Overall Functionality & Reliability	Not explicitly detailed.	Functionality and reliability testing successful.
Blood Flow Increase (Compression)	Not explicitly detailed (e.g., specific percentage increase over baseline).	Performance testing of the subject device and predicate device to evaluate blood flow increase over baseline was conducted and successful, demonstrating "similar performance characteristics as the predicate devices."
Accuracy of Mobility Data	Not explicitly detailed (e.g., specific accuracy/precision metrics for orientation or steps).	Performance testing also evaluated accuracy of mobility data. The document states "device met all performance requirements," implying accuracy criteria were met, but quantitative results are not provided. This feature is compared to the DynaSense System, which also monitors orientation and activity (K130752).
Strap Slippage	Not explicitly detailed.	Performance testing also evaluated strap slippage. The document states "device met all performance requirements," implying criteria were met.
Usability Testing	Not explicitly detailed.	Usability testing successful.

---

Study Details for Performance Evaluation (Specifically for Mobility Data/Other Performance)

1. Sample size used for the test set and the data provenance:

   • Test set sample size: Not provided. The document states "Performance testing" was done, but does not specify the number of subjects or data points used for evaluating mobility data accuracy or other performance aspects.
   • Data provenance: Not provided (e.g., country of origin, retrospective or prospective nature).

2. Number of experts used to establish the ground truth for the test set and the qualifications of those experts:

   • Not applicable as this is a sensor-based measurement device, not an AI/ML system requiring expert interpretation for ground truth. It's likely that a physical standard or reference measurement was used for "accuracy of mobility data."

3. Adjudication method (e.g., 2+1, 3+1, none) for the test set:

   • Not applicable. Ground truth for sensor data accuracy would be established by comparison to a calibrated reference system or direct physical measurement, not human adjudication.
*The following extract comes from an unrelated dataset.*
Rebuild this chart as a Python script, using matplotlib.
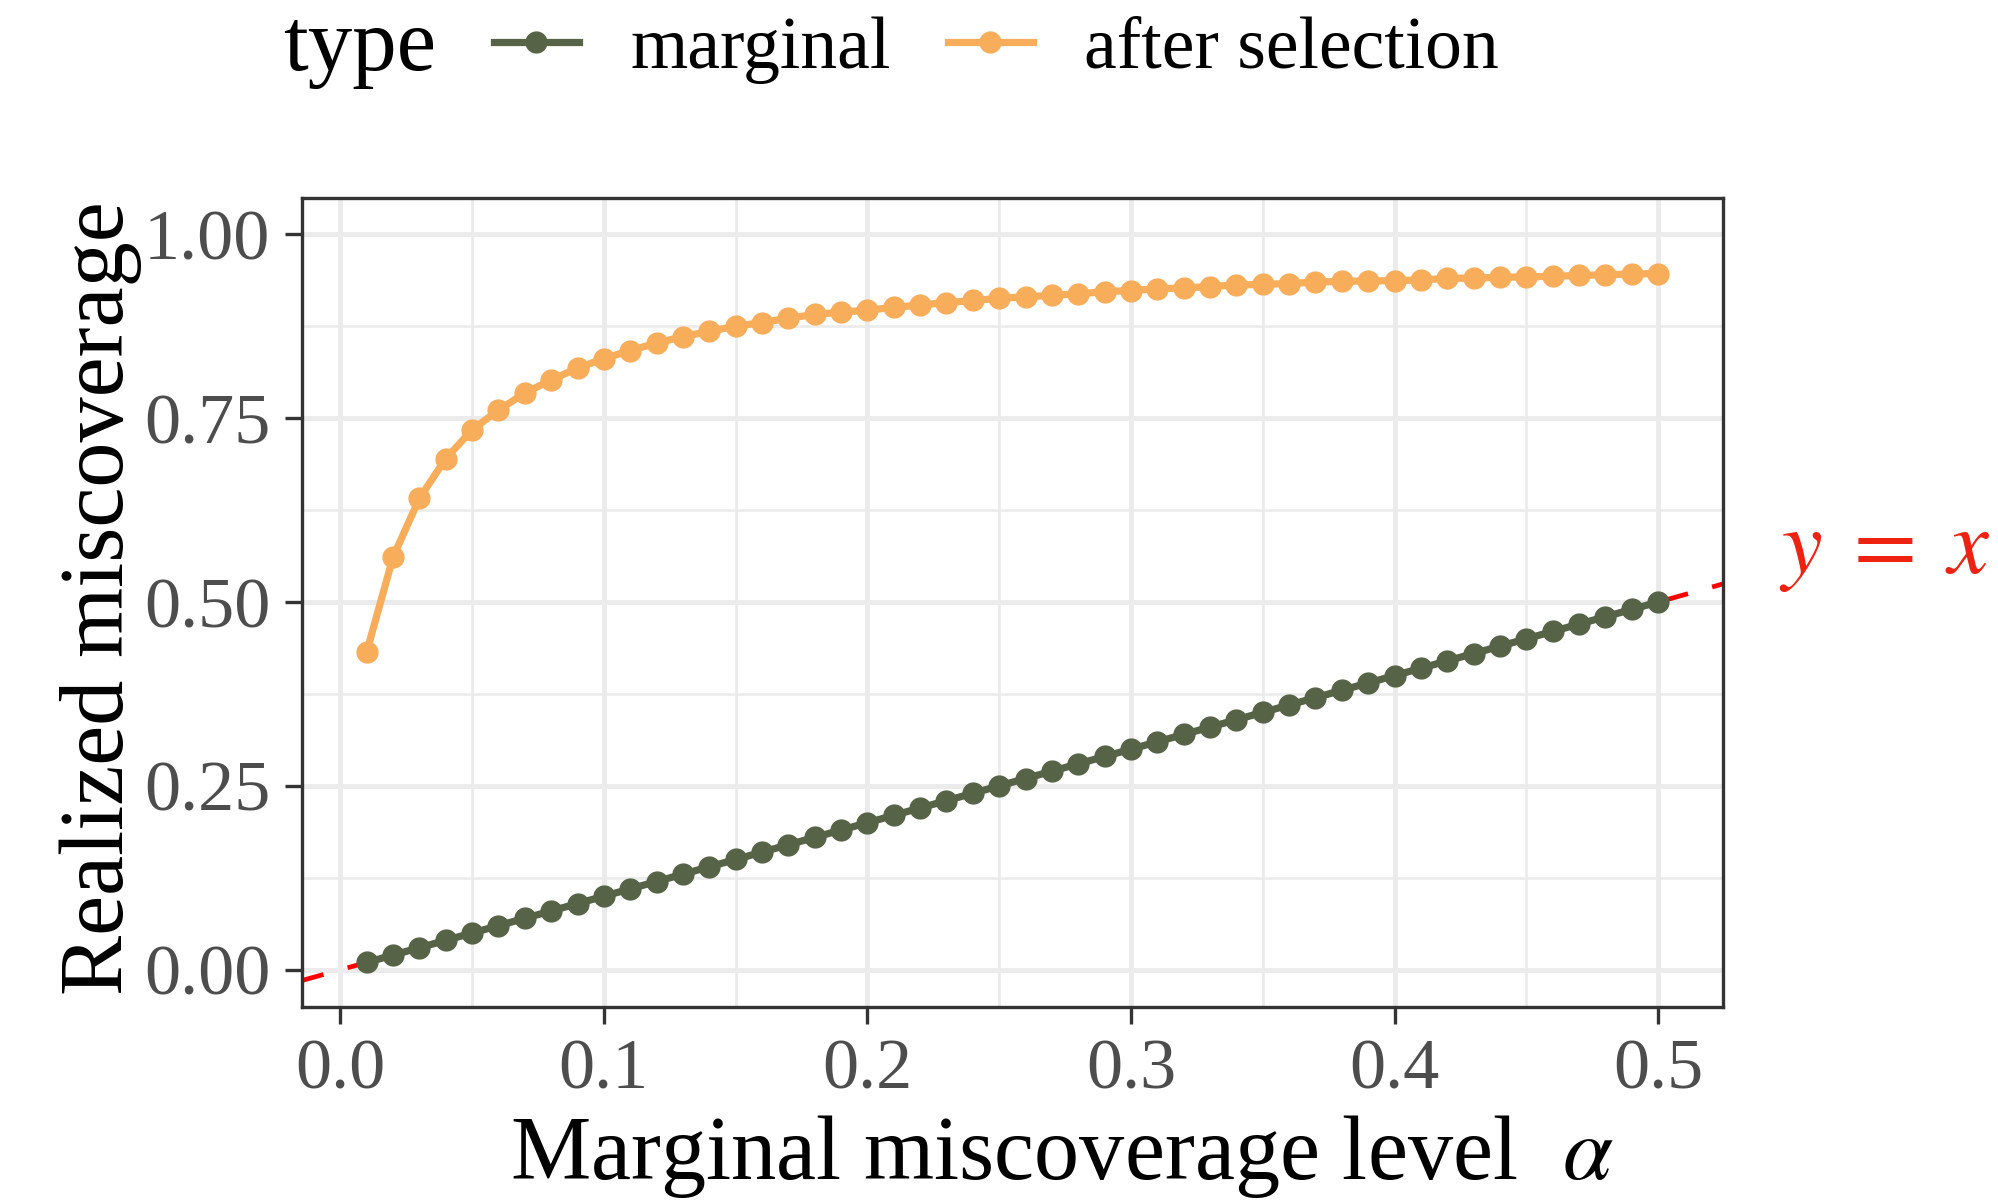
import matplotlib
matplotlib.use("Agg")
import matplotlib.pyplot as plt
from matplotlib.ticker import MultipleLocator, FormatStrFormatter

plt.rcParams["font.family"] = ["Liberation Serif", "DejaVu Serif"]
plt.rcParams["mathtext.fontset"] = "stix"

# Miscoverage levels and realized miscoverage for each type
alpha = [0.01, 0.02, 0.03, 0.04, 0.05, 0.06, 0.07, 0.08, 0.09, 0.10,
         0.11, 0.12, 0.13, 0.14, 0.15, 0.16, 0.17, 0.18, 0.19, 0.20,
         0.21, 0.22, 0.23, 0.24, 0.25, 0.26, 0.27, 0.28, 0.29, 0.30,
         0.31, 0.32, 0.33, 0.34, 0.35, 0.36, 0.37, 0.38, 0.39, 0.40,
         0.41, 0.42, 0.43, 0.44, 0.45, 0.46, 0.47, 0.48, 0.49, 0.50]
marginal = [0.01, 0.02, 0.03, 0.04, 0.05, 0.06, 0.07, 0.08, 0.09, 0.10,
            0.11, 0.12, 0.13, 0.14, 0.15, 0.16, 0.17, 0.18, 0.19, 0.20,
            0.21, 0.22, 0.23, 0.24, 0.25, 0.26, 0.27, 0.28, 0.29, 0.30,
            0.31, 0.32, 0.33, 0.34, 0.35, 0.36, 0.37, 0.38, 0.39, 0.40,
            0.41, 0.42, 0.43, 0.44, 0.45, 0.46, 0.47, 0.48, 0.49, 0.50]
after_selection = [0.432, 0.561, 0.641, 0.695, 0.734, 0.761, 0.784, 0.802, 0.818, 0.831,
                   0.842, 0.852, 0.861, 0.868, 0.875, 0.880, 0.886, 0.891, 0.894, 0.897,
                   0.9005, 0.904, 0.907, 0.910, 0.913, 0.915, 0.917, 0.919, 0.922, 0.9235,
                   0.926, 0.927, 0.929, 0.931, 0.932, 0.933, 0.935, 0.936, 0.9365, 0.937,
                   0.938, 0.940, 0.9405, 0.9415, 0.942, 0.943, 0.944, 0.945, 0.946, 0.9465]

type_labels = ["marginal", "after selection"]
type_colors = ["#566346", "#F8AD5A"]

fig = plt.figure(figsize=(19.98, 12), dpi=100)
ax = fig.add_axes([0.1512, 0.1612, 0.711, 0.6742])

# reference line y = x
ax.axline((0, 0), slope=1, color="red", lw=3.4, linestyle=(0, (4.7, 5.3)),
          zorder=1.5)

lines = []
for yvals, lab, col in zip([marginal, after_selection], type_labels, type_colors):
    ln, = ax.plot(alpha, yvals, color=col, lw=5.2, marker="o", markersize=15,
                  label=lab, zorder=3)
    lines.append(ln)

ax.set_xlim(-0.0145, 0.5245)
ax.set_ylim(-0.05, 1.05)
ax.xaxis.set_major_locator(MultipleLocator(0.1))
ax.xaxis.set_minor_locator(MultipleLocator(0.05))
ax.yaxis.set_major_locator(MultipleLocator(0.25))
ax.yaxis.set_minor_locator(MultipleLocator(0.125))
ax.xaxis.set_major_formatter(FormatStrFormatter("%.1f"))
ax.yaxis.set_major_formatter(FormatStrFormatter("%.2f"))

ax.set_axisbelow(True)
ax.grid(which="major", color="#EBEBEB", lw=3.6)
ax.grid(which="minor", color="#EBEBEB", lw=1.9)
for sp in ax.spines.values():
    sp.set_color("#333333")
    sp.set_linewidth(2.4)
ax.tick_params(which="minor", length=0)
ax.tick_params(which="major", length=12, width=2.4, color="#333333",
               labelcolor="#4D4D4D", labelsize=52, pad=11)

ax.text(0.546, 0.54, r"$y\;=\;x$", color="#EE2211", fontsize=66,
        ha="left", va="baseline", clip_on=False)

fig.text(123 / 1998, 602 / 1200, "Realized miscoverage", fontsize=65,
         rotation=90, rotation_mode="anchor", ha="center", va="baseline")
fig.text(510 / 1998, 1 - 1179 / 1200, r"Marginal miscoverage level  $\alpha$",
         fontsize=65, ha="left", va="baseline")

fig.text(283 / 1998, 1 - 70 / 1200, "type", fontsize=64, va="baseline")
fig.legend(handles=lines, labels=type_labels, loc="center left",
           bbox_to_anchor=(494 / 1998, 1 - 50 / 1200), frameon=False,
           fontsize=53, ncol=2, handlelength=1.15, handletextpad=0.7,
           columnspacing=0.78, borderpad=0, borderaxespad=0)

fig.savefig("out.png", dpi=100)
4. If a multi-reader multi-case (MRMC) comparative effectiveness study was done, If so, what was the effect size of how much human readers improve with AI vs without AI assistance:

   • No MRMC study was done, and it is not applicable for this device. The device's mobility monitoring feature is for providing data to healthcare providers, not for assisting human readers in interpreting complex medical images or data from an AI-driven component where performance enhancement would be measured.

5. If a standalone (i.e. algorithm only without human-in-the-loop performance) was done:

   • A standalone performance evaluation of the "accuracy of mobility data" was indicated as part of "Performance Testing." However, specific quantitative results or methodologies are not provided beyond the statement that it was "evaluated" and the device "met all performance requirements." This would have involved comparing the device's sensor output to a known, true value of orientation and movement (e.g., from a more precise measurement system). The "algorithm" here refers to the device's internal processing of sensor data.

6. The type of ground truth used (expert consensus, pathology, outcomes data, etc.):

   • For "accuracy of mobility data," the ground truth would likely be based on a physical reference standard or a highly accurate, calibrated measurement system for orientation and movement tracking, not expert consensus or pathology.

7. The sample size for the training set:

   • Not applicable. This document describes a traditional medical device with embedded sensor capabilities, not a deep learning model that requires a "training set" in the machine learning sense.

8. How the ground truth for the training set was established:

   • Not applicable, as there is no "training set" for a deep learning model. The device's internal algorithms for processing sensor data would typically be developed and validated against engineering specifications and reference measurements.